2. Take a small break from threesomes in order to do processing and considering why these feelings have been brought up.
3. Think about boundaries and what you (and your partner) would need to feel more secure in your next experience.
Dealing with the possibilities of STIs.
Always get tested for STIs regularly. Share your status. Understand that some STIs are not tested for (HPV and herpes) and be aware of this. Reduce shame because STIs do happen. They are a part of being sexually active. Inform all parties involved if you get diagnosed and seek treatment ASAP.
How to deal with social awkwardness during threesomes.
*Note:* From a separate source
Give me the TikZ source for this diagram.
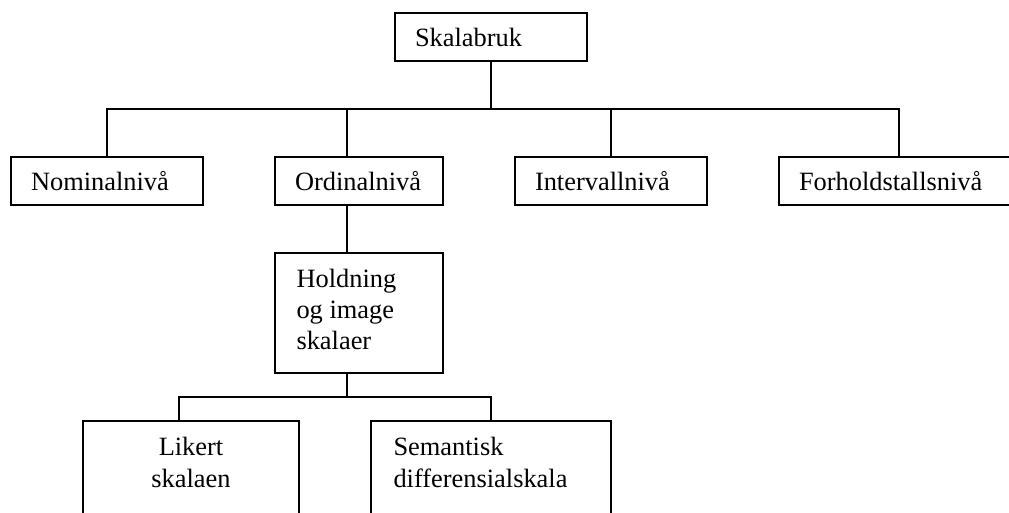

There are countless scenarios that can bring up awkwardness - after all, you're not only meeting someone new, sex is involved. Have a bit of empathy for yourself and them. Be open about how you're feeling and communicative. Think on what you'd need to feel more comfortable - and set boundaries accordingly. Sex should be fun, not a draining experience. But know that all people feel awkward in threesomes, no matter how seasoned you are. We're human. Don't be afraid to take breaks, have some chats, watch a show, or just hang out.
Now, what about unplanned pregnancy in a threesome situation?
Always use protection. Latex barrier methods are highly effective when used correctly. Make sure everyone involved is aware of what kind of birth control everyone is on and take measures accordingly. It can be helpful to have a gameplan should pregnancy occur, but if you're using condoms, you should be in the clear.
Safer sex is sexy.
The issue of performance anxiety.
This is super common. Erections are very hard to sustain when we're feeling anxious or feel a need to perform. Focus on other forms of sex if you can't get hard. It happens to everyone.
How to establish boundaries.
Have a gameplan with your partner. It's ok to have a safe word that indicates you're not comfortable with what's going on. Have a plan for after the threesome and let them know this isn't working for you -- put them in an uber.
Uneven distribution - If you're feeling left out or are leaving someone out, what are some tips to navigate this?
Always have toys present. There WILL be times when you feel left out. It happens. Stimulate yourself during these times and enjoy the show they're putting on. You're with three people. It happens.